Code example of using Pairwise tools in ArcPy:

import arcpy
import os

# Inputs
points_fc = r"C:\data\lur.gdb\obs_points"     # must have a unique ID field (e.g., OGF_ID)
roads_fc  = r"C:\data\lur.gdb\roads"          # has ROAD_CLASS
out_root  = r"C:\outputs\lur_features"

# Optional: let ArcGIS use available cores where supported
# arcpy.env.parallelProcessingFactor = "100%"

buffer_distances = [25 * i for i in range(1, 21)]  # 25, 50, ..., 500

for dist in buffer_distances:
    # Isolated workspace per distance (reduces locks + keeps outputs organized)
    out_dir = os.path.join(out_root, f"buf_{dist}m")
    os.makedirs(out_dir, exist_ok=True)

    gdb_path = os.path.join(out_dir, f"buf_{dist}m.gdb")
    if not arcpy.Exists(gdb_path):
        arcpy.management.CreateFileGDB(out_dir, f"buf_{dist}m.gdb")

    arcpy.env.workspace = gdb_path

    # 1) Fast buffer generation for all points
    buf_fc = f"buffers_{dist}m"
    arcpy.analysis.PairwiseBuffer(
        in_features=points_fc,
        out_feature_class=buf_fc,
        buffer_distance_or_field=f"{dist} Meters",
        dissolve_option="NONE"
    )

    # 2) Fast overlay: keep only road segments that fall inside each buffer
    roads_in_buf_fc = f"roads_in_{dist}m"
    arcpy.analysis.PairwiseIntersect(
        in_features=[buf_fc, roads_fc],
        out_feature_class=roads_in_buf_fc,
        join_attributes="ALL",
        output_type="LINE"
    )

    # Next step would be: CalculateGeometryAttributes + summarize by point ID and ROAD_CLASS
    print(f"Completed {dist}m: {roads_in_buf_fc}")

AIn ArcGIS Pro, Pairwise Intersect may provide substantial performance gains when inputs overlap heavily (which is common when thousands of buffers overlap the same road network or land-use polygons). Pairwise tools also enable parallel processing by default in ways that classic overlay tools may not, so you often get multi-core speedups without writing your own chunking/multiprocessing logic.

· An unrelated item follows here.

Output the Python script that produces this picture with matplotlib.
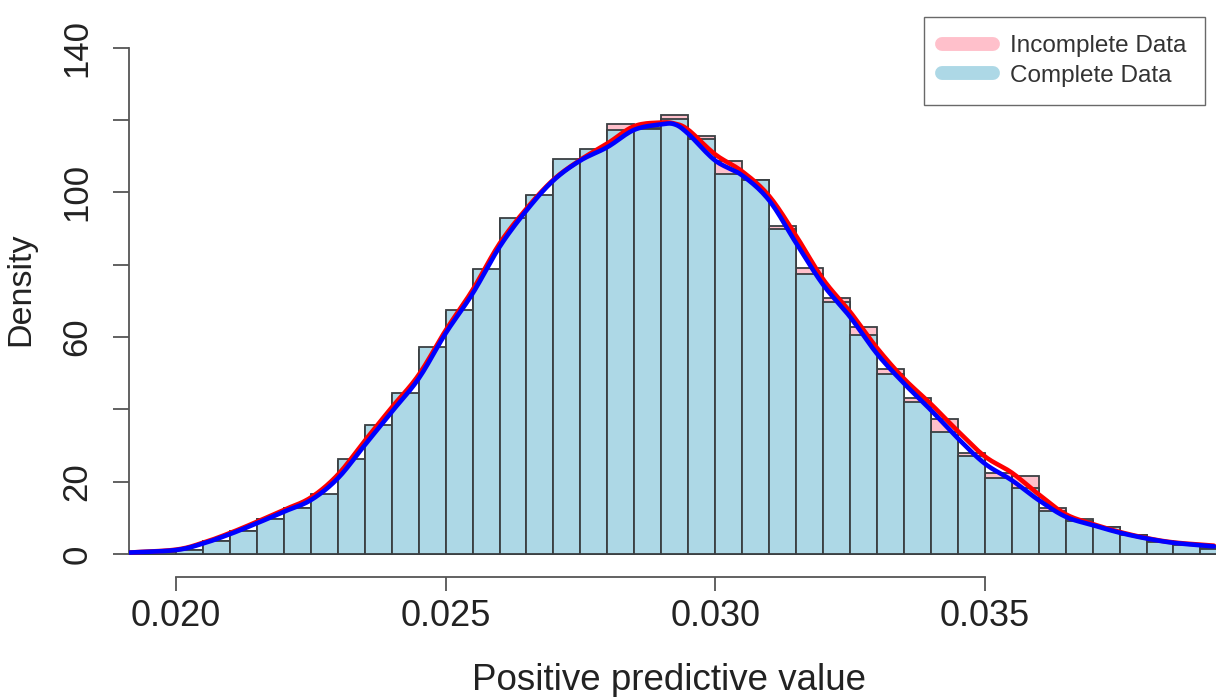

Example (illustration only): on a typical city-scale workload (thousands of buffers × large road network), a classic Buffer + Intersect run might take ~3h 20m, while PairwiseBuffer + PairwiseIntersect finishes in ~45m—about 4.4× faster. Esri also notes that parallel processing is not always faster if the dataset is small (parallel overhead can dominate), so it’s worth timing both approaches on your own dataset.